The liner shipping company lifted 1.61 million twenty foot equivalent units in the first quarter of 2019, which is a 1.6% increase on the 1.58 million TEU lifted in the prior corresponding period in 2018. The biggest gainer in percentage terms was the trans-Atlantic route, which rose 13.4 percent in Q1 2019 to stand at 116,822 TEU lifted, up from the 103k recorded in the prior corresponding period.
The company’s trans-Pacific volumes were, however, down by 3.6 percent to stand at 441,148 TEU lifted in Q1 2019. Liftings on the Asia-Europe were 325k, up 7.5 percent on Q1 2018. Liftings on the intra-Asia/Australasia trade were essentially flat with a 0.8 percent increase to the end of Q1 2019, taking that route’s liftings to 722k TEU. The intra-Asia/Australasia route accounted for the highest volume of liftings at just under 45 percent of the Q1 2019 total.

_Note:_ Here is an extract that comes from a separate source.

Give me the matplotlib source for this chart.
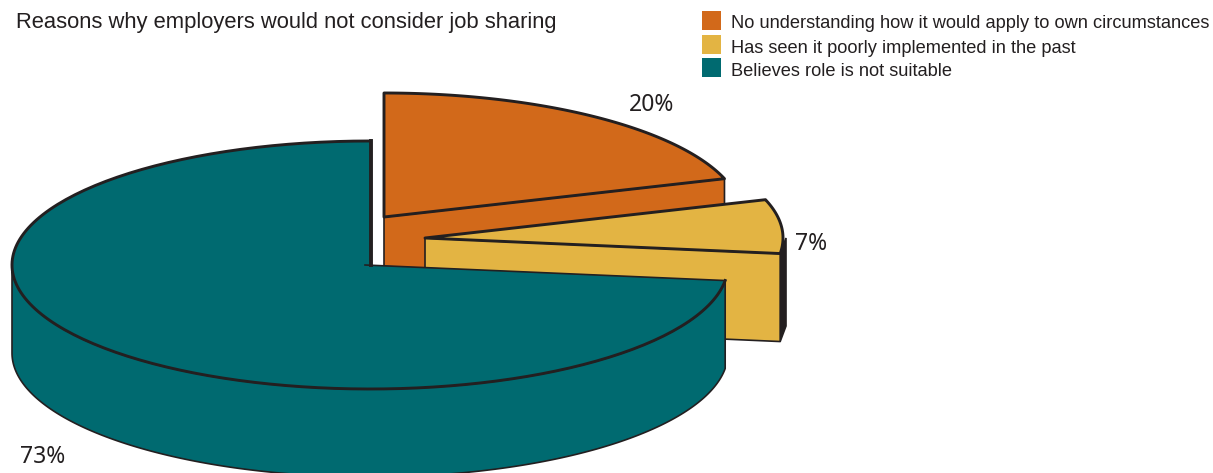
import numpy as np
import matplotlib
matplotlib.use("Agg")
import matplotlib.pyplot as plt
from matplotlib.patches import Polygon, Rectangle

title = "Reasons why employers would not consider job sharing"
names = ["No understanding how it would apply to own circumstances",
         "Has seen it poorly implemented in the past",
         "Believes role is not suitable"]
shares = [20, 7, 73]
colors = ["#d2691a", "#e3b443", "#006a70"]
dark = "#231f20"

# pie shape in pixels
rx = 358
ry = 124
depth = 88
centers = [(384, 217), (425, 238), (370, 265)]
label_pos = [(652, 111), (811, 250), (43, 463)]
swatch_y = [21, 45, 68]
legend_y = [28, 53, 76]

fig = plt.figure(figsize=(12.13, 4.73), dpi=100)
ax = fig.add_axes([0, 0, 1, 1])
ax.set_xlim(0, 1213)
ax.set_ylim(473, 0)
ax.axis("off")
plt.rcParams["font.family"] = ["Liberation Sans", "DejaVu Sans"]


def arc(c, a1, a2, dy=0, r=rx):
    a = np.radians(np.linspace(a1, a2, 200))
    return np.column_stack([c[0] + r * np.cos(a), c[1] + dy - ry * np.sin(a)])


# slice angles, clockwise from the top
edges = 90 - np.cumsum([0] + shares) * 3.6
a_o = (edges[0], edges[1])
a_y = (edges[1], edges[2])
a_t = (edges[2], edges[3])
c_o, c_y, c_t = centers
thin = 1.2
thick = 2.1

# orange slice, cut face then top
p = arc(c_o, a_o[1], a_o[1])[0]
ax.add_patch(Polygon([c_o, p, (p[0], p[1] + depth), (c_o[0], c_o[1] + depth)],
                     fc=colors[0], ec=dark, lw=thin, joinstyle="round"))
top = np.vstack([[c_o], arc(c_o, a_o[0], a_o[1])])
ax.add_patch(Polygon(top, fc=colors[0], ec=dark, lw=thick, joinstyle="round"))

# yellow slice, dark outer wall behind the cut face
p = arc(c_y, a_y[1], a_y[1])[0]
q = arc(c_y, 0, 0)[0] + [3, 0]
ax.add_patch(Polygon([p, q, (q[0], q[1] + depth), (p[0], p[1] + depth)],
                     fc=dark, ec=dark, lw=thin))
ax.add_patch(Polygon([c_y, p, (p[0], p[1] + depth), (c_y[0], c_y[1] + depth)],
                     fc=colors[1], ec=dark, lw=thin, joinstyle="round"))
top = np.vstack([[c_y], arc(c_y, a_y[0], a_y[1])])
ax.add_patch(Polygon(top, fc=colors[1], ec=dark, lw=thick, joinstyle="round"))

# teal slice, side wall then top
rim = arc(c_t, -180, a_t[0])
wall = np.vstack([rim, rim[::-1] + [0, depth]])
ax.add_patch(Polygon(wall, fc=colors[2], ec=dark, lw=thin, joinstyle="round"))
top = np.vstack([[c_t], arc(c_t, a_t[1], a_t[0])])
ax.add_patch(Polygon(top, fc=colors[2], ec="none"))
curve = arc(c_t, a_t[1], a_t[0])
ax.plot(curve[:, 0], curve[:, 1], color=dark, lw=thick)
ax.plot([c_t[0] + 1, curve[0, 0] + 1], [c_t[1], curve[0, 1]], color=dark, lw=2.8)
ax.plot([c_t[0] - 5, curve[-1, 0]], [c_t[1], curve[-1, 1]], color=dark, lw=thin)

for s, pos in zip(shares, label_pos):
    ax.text(pos[0], pos[1], f"{s}%", family="Noto Sans", fontsize=16.5,
            color=dark, ha="center", va="baseline")

ax.text(16, 28, title, fontsize=15.85, color=dark, va="baseline")

for name, col, sy, ty in zip(names, colors, swatch_y, legend_y):
    ax.add_patch(Rectangle((702, sy - 10), 19, 19, fc=col, ec="none"))
    ax.text(731, ty, name, fontsize=13.15, color=dark, va="baseline")

fig.savefig("out.png", dpi=100)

OOIL also recorded increased revenues in Q1 2019. Revenues stood at US$1.46 billion, a 5.9 percent increase from the US$1.38 billion recorded by the end of Q1 2018. The trans-Pacific route generated the highest revenues for the company in Q1 2019 with US$558.47 million. That’s a 5.6 percent increase on the Q1 2018 figure of US$528.99 million. That figure accounts for 38 percent of the revenues raised by OOIL in Q1 2019.
The intra-Asia/Australia route generated the second-greatest revenues with US$456.11 million generated, however, revenues only grew by 2 percent. The biggest revenue growth was found on the trans-Atlantic, which increased by 16.3 percent, but this was from a much lower base, and so trans-Atlantic Q1 2019 revenues stood at just under US$140.60 million.
OOIL reported revenues of just over US$6.57 billion in 2018, which led to an operating profit of about US$263 million, and a net profit of US$108 million. It derived nearly all of its revenues from container transport and logistics. As at the end of 2018 it had over US$10 billion in assets and US$5.3 billion of liabilities.
As at the end of 2018, OOIL operated a 477-strong boxship fleet with a total capacity of 2.76 million twenty foot equivalent unit containers. In 2018, it lifted about 6.7 million TEU.